## SET PROBLEM:
Report how many lines contain the word "React", with no other text.

## RECORDS PROVIDED:
· · · · ·

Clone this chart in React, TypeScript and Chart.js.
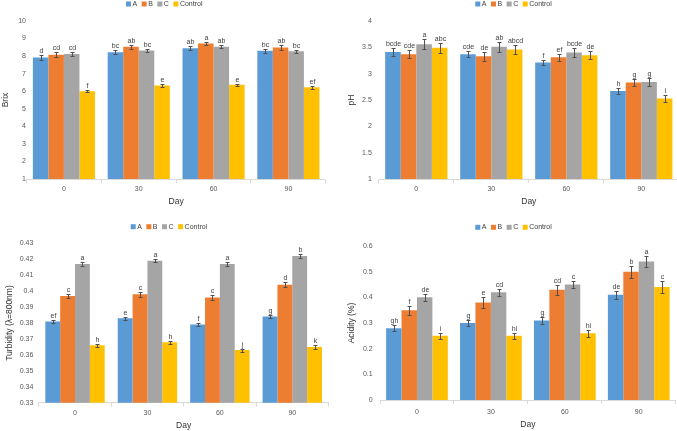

· · · · ·

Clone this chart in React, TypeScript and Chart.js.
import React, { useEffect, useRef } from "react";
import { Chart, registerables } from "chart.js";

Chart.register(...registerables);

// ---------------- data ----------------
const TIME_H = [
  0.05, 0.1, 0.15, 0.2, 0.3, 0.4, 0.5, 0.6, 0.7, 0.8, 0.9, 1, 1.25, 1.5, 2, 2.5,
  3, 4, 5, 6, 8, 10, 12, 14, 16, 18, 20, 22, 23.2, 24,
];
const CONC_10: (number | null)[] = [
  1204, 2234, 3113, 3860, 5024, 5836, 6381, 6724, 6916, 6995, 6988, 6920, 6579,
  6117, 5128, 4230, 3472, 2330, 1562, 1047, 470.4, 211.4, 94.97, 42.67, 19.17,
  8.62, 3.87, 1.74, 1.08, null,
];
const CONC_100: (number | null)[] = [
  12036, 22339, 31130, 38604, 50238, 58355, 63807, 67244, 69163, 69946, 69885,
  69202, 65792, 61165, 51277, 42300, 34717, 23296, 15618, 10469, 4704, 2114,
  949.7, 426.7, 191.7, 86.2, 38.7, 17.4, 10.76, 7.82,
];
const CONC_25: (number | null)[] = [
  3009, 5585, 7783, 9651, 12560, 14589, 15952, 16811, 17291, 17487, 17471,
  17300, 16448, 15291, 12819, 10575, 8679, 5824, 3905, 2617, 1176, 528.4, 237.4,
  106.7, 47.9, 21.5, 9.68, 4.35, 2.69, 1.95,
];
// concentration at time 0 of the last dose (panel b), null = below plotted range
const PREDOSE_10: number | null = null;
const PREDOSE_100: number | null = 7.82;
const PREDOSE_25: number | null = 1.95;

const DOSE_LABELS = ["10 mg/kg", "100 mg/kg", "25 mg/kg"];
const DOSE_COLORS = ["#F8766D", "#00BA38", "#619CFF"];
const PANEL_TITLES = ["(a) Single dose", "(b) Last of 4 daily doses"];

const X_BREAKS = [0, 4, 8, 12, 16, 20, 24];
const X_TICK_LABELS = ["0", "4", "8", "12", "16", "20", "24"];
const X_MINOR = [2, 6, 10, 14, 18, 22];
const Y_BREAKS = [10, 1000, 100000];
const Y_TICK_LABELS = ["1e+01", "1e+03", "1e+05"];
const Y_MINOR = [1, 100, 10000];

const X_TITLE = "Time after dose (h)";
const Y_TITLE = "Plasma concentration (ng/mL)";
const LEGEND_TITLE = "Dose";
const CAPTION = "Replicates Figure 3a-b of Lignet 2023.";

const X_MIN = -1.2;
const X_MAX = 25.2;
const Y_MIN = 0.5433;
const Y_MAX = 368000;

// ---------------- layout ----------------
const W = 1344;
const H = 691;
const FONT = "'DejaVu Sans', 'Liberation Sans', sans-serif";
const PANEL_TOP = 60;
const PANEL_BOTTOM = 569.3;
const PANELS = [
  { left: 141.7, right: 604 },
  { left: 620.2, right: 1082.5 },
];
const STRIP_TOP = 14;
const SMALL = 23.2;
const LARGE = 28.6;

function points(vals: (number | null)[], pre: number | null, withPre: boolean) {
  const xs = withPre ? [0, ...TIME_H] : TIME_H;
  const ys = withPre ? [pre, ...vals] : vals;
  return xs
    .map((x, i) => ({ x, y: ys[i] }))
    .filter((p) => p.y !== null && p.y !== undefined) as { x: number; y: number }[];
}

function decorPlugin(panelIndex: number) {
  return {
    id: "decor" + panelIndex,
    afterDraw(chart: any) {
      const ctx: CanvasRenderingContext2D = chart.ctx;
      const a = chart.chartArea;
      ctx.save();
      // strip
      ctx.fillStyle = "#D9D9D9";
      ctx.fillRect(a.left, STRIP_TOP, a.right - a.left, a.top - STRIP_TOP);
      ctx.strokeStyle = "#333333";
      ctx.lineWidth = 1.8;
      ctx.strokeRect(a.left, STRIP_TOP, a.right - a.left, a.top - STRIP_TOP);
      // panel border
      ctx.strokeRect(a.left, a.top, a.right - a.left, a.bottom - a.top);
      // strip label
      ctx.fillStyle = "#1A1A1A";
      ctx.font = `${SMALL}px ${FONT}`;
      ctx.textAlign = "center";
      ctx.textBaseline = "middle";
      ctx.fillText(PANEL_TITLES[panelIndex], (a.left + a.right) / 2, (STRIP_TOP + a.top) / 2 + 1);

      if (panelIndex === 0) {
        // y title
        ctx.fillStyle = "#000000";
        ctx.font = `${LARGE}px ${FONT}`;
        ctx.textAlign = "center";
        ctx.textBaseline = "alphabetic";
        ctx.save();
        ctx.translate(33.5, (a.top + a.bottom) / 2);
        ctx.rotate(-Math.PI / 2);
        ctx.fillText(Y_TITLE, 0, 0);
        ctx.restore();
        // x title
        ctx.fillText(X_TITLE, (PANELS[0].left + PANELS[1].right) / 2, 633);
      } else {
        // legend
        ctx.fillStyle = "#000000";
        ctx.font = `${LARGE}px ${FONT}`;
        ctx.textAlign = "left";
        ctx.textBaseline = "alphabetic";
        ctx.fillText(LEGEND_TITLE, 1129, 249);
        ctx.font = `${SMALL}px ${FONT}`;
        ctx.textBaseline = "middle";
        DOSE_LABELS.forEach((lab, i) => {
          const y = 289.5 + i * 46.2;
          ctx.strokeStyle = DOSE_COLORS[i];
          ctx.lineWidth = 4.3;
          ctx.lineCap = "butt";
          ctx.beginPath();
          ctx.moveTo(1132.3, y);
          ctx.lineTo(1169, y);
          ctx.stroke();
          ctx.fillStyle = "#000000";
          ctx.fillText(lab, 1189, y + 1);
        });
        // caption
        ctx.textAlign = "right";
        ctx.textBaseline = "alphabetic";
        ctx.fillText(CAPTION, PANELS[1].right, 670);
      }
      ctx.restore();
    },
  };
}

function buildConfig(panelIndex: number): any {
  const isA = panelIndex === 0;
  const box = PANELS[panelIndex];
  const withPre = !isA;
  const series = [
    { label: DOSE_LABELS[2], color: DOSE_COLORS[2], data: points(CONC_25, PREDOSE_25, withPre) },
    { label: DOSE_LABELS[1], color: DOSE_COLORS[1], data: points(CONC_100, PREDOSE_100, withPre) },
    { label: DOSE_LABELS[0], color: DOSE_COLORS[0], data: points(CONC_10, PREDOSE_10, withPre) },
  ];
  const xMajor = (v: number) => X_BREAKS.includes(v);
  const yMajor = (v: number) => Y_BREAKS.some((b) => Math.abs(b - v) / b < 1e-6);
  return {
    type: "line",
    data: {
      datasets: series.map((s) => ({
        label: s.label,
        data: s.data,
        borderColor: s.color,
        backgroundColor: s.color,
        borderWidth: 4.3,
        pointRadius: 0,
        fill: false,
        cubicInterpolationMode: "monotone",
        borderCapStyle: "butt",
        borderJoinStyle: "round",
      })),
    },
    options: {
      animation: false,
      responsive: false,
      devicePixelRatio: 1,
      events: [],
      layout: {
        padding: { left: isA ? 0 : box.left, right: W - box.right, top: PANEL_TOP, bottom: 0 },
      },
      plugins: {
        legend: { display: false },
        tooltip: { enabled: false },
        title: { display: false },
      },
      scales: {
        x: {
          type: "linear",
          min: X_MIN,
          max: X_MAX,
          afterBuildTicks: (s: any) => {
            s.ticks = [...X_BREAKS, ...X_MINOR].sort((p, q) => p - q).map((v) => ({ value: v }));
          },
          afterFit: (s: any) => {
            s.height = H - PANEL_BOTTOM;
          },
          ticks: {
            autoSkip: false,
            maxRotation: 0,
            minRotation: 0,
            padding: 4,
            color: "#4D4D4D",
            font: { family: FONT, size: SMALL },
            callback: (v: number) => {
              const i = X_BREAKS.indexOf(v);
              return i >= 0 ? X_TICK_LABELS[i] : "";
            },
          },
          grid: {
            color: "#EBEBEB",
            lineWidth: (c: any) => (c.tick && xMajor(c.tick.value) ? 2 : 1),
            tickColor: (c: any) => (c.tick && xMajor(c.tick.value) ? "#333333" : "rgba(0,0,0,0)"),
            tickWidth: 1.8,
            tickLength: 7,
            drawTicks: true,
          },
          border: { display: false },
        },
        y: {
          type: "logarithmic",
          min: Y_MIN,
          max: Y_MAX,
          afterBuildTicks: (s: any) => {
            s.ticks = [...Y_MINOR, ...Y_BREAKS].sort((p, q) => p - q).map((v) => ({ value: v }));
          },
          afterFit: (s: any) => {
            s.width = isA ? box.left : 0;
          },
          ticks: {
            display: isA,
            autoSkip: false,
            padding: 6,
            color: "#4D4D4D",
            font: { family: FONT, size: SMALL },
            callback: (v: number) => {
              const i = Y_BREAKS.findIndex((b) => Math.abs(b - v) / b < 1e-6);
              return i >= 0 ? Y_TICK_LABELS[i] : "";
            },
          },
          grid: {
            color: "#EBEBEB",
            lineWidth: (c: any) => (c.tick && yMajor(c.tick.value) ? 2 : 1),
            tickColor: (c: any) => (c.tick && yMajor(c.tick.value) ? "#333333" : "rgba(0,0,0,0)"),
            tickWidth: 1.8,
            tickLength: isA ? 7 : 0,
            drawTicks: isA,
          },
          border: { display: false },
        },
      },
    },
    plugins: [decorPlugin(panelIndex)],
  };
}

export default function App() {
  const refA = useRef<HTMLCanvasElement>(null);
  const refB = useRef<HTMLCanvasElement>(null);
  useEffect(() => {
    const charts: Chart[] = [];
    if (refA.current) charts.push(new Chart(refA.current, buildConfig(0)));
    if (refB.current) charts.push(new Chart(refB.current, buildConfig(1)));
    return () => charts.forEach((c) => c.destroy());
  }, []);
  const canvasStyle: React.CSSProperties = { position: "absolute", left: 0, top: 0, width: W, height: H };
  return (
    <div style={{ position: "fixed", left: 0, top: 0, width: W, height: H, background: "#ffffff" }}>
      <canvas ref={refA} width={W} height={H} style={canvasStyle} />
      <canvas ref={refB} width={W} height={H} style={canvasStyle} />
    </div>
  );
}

· · · · ·

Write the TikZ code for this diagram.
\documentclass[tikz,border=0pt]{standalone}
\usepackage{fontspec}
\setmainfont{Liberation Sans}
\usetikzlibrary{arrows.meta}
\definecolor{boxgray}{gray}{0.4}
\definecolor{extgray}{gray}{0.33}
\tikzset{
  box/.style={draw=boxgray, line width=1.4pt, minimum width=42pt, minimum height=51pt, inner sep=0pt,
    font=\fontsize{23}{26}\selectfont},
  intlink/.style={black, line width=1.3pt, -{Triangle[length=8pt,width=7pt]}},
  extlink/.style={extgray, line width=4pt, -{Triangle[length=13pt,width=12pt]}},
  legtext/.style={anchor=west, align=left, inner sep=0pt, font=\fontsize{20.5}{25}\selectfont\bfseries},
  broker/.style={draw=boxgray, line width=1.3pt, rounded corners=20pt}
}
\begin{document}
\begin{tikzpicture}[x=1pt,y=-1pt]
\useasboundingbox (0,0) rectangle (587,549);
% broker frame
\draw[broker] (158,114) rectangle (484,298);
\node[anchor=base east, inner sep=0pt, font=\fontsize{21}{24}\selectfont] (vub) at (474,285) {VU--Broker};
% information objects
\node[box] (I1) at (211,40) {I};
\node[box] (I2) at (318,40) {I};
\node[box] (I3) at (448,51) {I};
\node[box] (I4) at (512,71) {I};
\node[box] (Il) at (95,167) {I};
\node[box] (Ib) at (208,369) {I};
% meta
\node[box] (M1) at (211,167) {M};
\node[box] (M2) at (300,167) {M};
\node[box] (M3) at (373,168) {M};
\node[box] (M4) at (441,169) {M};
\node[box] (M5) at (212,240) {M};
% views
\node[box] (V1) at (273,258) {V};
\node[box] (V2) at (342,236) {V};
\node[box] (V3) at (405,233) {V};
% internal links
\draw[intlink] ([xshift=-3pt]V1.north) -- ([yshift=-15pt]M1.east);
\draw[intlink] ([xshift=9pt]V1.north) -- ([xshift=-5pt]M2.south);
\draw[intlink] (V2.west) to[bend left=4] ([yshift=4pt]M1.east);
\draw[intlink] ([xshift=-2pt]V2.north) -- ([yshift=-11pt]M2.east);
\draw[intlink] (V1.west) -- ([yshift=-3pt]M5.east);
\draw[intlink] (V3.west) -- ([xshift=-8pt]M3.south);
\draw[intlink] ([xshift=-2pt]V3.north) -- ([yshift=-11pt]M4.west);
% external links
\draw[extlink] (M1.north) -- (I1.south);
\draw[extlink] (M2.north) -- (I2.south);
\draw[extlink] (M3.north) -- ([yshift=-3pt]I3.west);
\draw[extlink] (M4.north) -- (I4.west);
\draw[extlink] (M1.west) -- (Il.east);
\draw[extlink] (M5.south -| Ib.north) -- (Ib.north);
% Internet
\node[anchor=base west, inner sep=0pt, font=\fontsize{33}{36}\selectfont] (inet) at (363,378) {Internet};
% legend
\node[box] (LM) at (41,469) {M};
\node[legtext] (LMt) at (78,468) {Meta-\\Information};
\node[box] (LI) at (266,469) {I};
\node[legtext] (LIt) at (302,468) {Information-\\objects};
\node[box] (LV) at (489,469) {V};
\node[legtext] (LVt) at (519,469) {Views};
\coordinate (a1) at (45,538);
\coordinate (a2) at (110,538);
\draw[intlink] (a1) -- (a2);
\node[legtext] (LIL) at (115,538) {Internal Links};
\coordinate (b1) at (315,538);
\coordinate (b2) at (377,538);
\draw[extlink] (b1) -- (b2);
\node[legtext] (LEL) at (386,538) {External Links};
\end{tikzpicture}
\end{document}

· · · · ·

## THE RESULT:
4